While Righetti handles her seasoning products and business details, her husband, Paul, roams their spread, doing what it takes to keep their cattle and horses healthy and content.

"You've got to be a big problem solver," he said. "You have to communicate with your horse, your wife and your fellow workers. Every day is challenging and no two are alike. One day you start to rebuild a fence but a pipeline breaks, you have to retrieve stray cattle or meet with the restaurant management. My job is 24 hours a day."

Despite the challenges, the Righettis and Minettis say they are exactly where they want to be: preserving a lifestyle that has provided abundant rewards.

"We live a simply great life," Susan Righetti said. "We are part of a profession and lifestyle that is difficult to acquire today.

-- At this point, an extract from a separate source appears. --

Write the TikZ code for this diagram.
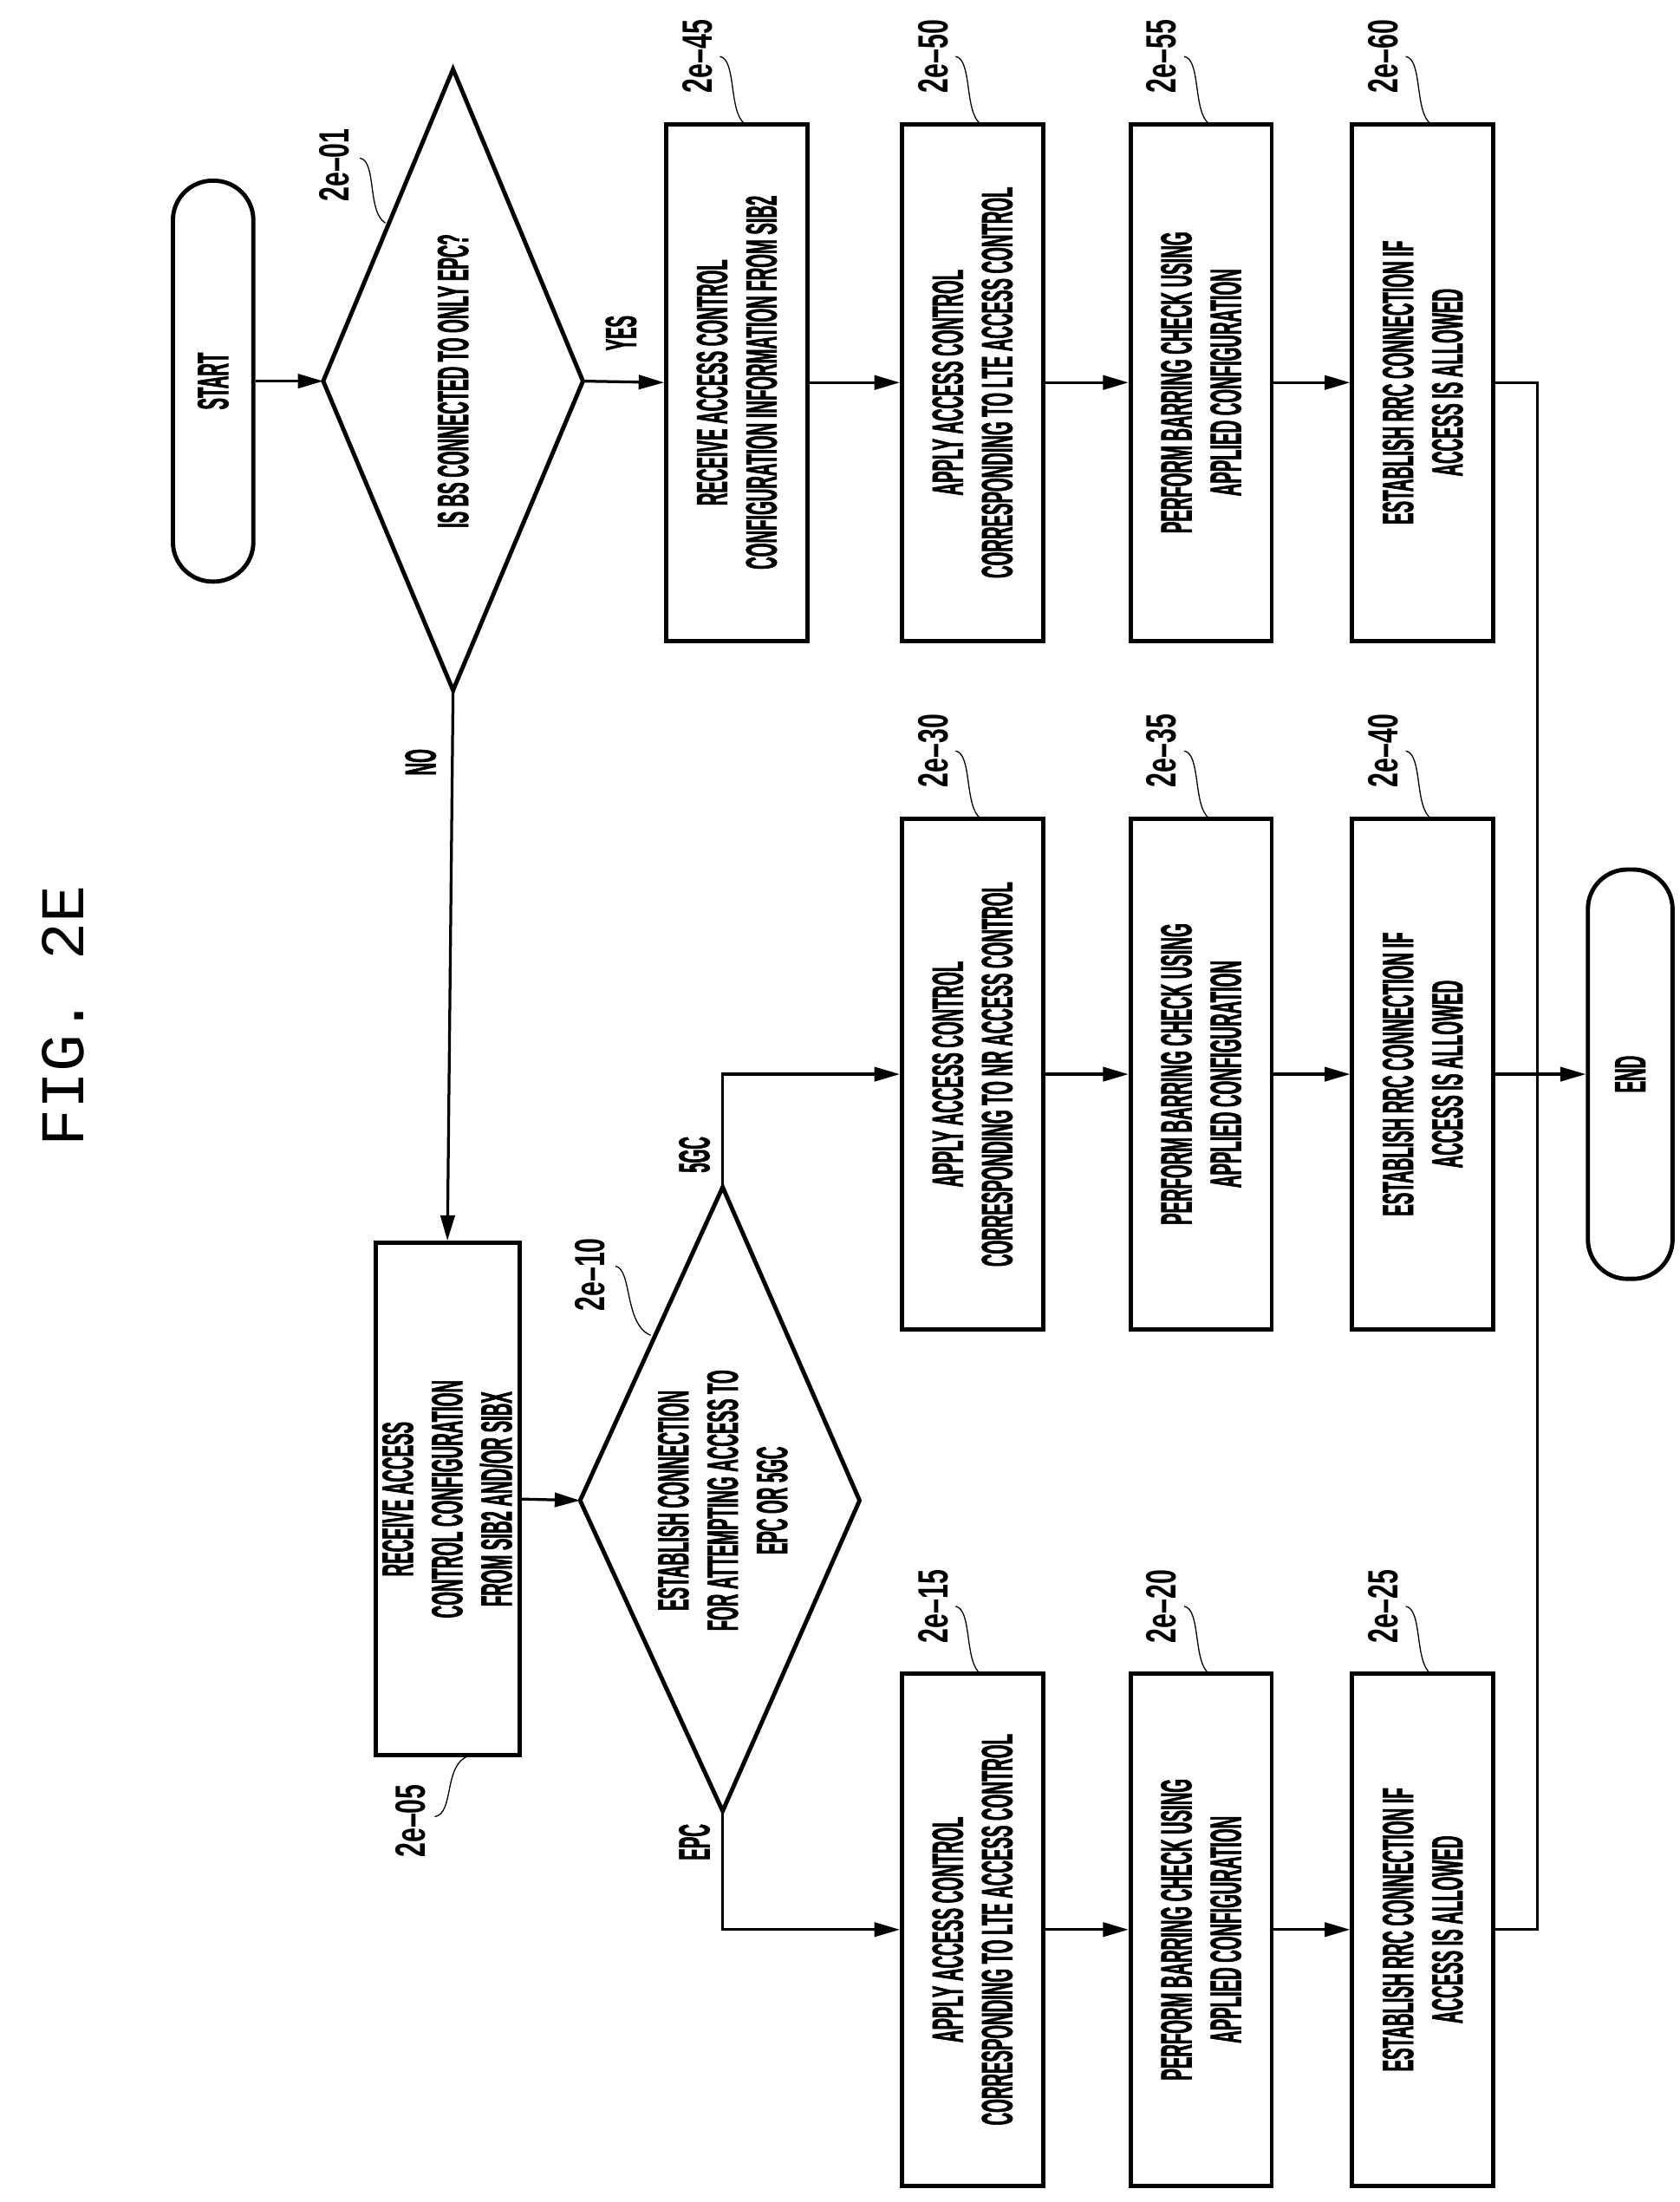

We have dedicated our lives to preserving it for our grandchildren and the generations to come. We are truly blessed."

Her husband agrees that their world, including close family ties, ranching traditions and a cooking style all their own, is as right a fit as a big barbecue on a summer afternoon.

"Santa Maria-style barbecue is just good honest food, simply prepared," he said. "It's almost a ritual. You gather with your family and friends and it's so easy to do. You can entertain and prepare a great meal at the same time."